Do any lines in the data below contain "this"? If so, copy every one of them.

[Data items]
-- begin --

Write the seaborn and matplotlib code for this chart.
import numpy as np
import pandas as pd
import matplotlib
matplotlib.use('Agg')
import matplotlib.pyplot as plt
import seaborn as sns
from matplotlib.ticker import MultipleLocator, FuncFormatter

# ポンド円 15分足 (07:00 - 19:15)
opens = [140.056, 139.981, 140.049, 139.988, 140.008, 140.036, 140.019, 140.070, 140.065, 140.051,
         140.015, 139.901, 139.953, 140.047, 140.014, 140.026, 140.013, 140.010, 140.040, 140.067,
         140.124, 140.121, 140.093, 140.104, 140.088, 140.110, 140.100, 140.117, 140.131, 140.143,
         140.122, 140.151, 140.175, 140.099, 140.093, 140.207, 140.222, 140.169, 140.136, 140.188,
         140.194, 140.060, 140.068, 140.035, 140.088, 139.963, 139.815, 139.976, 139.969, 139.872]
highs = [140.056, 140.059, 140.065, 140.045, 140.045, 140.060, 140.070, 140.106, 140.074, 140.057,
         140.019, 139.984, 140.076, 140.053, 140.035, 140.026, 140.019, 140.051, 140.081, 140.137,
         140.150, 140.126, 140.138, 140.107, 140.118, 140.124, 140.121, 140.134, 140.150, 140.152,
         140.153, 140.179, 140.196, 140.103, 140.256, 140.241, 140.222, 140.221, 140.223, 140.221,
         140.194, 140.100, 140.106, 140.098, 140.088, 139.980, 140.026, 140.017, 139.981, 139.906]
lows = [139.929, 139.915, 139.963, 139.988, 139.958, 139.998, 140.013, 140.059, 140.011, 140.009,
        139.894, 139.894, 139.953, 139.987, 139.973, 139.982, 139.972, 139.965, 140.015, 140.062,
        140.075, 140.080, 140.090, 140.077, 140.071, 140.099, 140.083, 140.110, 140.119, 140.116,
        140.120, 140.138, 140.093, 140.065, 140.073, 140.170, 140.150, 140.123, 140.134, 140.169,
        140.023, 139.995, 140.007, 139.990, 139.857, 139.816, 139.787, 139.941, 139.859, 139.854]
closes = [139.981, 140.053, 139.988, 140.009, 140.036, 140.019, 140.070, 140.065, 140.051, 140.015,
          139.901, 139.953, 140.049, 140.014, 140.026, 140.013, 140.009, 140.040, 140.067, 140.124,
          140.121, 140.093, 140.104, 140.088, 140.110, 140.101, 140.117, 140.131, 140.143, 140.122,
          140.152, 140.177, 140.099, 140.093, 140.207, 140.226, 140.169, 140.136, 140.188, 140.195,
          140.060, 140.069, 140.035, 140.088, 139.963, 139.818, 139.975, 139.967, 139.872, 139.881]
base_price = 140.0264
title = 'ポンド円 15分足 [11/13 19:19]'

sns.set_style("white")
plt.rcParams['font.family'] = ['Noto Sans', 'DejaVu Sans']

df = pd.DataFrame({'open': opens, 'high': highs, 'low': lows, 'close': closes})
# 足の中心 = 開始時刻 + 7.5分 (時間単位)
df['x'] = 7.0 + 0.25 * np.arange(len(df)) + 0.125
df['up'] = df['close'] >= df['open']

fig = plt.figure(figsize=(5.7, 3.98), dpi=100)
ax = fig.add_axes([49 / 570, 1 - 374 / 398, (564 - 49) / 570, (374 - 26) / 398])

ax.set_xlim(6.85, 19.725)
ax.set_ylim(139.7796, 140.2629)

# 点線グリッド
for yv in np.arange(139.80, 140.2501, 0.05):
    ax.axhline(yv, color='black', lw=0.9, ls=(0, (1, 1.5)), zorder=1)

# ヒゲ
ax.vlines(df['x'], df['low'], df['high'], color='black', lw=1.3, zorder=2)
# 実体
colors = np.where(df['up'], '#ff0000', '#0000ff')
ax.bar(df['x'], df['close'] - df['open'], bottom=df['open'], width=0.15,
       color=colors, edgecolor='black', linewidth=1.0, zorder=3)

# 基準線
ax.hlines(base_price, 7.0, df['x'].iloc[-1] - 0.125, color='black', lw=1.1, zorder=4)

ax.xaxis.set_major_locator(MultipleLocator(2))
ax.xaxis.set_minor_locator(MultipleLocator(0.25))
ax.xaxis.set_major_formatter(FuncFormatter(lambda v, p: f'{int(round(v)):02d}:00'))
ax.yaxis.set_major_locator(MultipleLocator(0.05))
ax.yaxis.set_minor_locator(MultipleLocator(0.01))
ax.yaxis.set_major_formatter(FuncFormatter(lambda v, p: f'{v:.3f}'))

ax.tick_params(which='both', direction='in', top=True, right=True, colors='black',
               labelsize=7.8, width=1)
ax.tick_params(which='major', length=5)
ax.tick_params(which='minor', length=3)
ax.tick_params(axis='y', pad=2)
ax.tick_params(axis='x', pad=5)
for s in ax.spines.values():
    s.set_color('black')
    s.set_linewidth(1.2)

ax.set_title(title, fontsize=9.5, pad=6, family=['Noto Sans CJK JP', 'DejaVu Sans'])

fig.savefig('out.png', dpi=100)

-- end --
-- begin --

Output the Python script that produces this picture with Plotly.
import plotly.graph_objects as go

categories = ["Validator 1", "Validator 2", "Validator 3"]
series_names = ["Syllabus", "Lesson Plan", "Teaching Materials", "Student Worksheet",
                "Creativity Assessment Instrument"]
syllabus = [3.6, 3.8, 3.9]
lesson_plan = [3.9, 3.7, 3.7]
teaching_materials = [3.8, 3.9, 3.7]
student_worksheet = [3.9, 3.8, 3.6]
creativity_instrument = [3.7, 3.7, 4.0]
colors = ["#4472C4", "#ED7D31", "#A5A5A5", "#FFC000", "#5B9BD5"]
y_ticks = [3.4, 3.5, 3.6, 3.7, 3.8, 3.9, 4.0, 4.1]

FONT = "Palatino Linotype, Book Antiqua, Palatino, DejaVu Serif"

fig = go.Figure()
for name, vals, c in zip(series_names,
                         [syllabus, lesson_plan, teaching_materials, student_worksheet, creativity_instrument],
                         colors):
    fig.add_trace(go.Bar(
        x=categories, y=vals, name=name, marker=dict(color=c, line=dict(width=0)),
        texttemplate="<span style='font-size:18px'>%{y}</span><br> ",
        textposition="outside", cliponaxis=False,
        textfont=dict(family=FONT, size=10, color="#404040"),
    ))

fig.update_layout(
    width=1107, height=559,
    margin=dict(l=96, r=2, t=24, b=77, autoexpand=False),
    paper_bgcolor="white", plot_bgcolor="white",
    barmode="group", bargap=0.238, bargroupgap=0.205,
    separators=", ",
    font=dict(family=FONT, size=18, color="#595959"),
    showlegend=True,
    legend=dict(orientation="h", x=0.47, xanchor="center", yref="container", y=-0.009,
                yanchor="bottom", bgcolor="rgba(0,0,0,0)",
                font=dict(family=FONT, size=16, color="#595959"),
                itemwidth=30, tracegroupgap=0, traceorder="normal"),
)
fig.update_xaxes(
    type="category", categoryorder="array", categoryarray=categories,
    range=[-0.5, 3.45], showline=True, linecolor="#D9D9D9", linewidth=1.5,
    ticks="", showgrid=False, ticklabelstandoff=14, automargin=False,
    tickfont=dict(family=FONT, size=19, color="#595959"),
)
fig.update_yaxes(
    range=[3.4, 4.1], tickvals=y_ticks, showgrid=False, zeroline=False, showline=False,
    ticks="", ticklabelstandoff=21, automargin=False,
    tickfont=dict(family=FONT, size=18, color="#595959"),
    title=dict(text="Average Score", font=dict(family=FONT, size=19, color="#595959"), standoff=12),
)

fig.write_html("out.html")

-- end --

__WRITTEN ANSWER__.
Write the seaborn and matplotlib code for this chart.
Output the Python script that produces this picture with Plotly.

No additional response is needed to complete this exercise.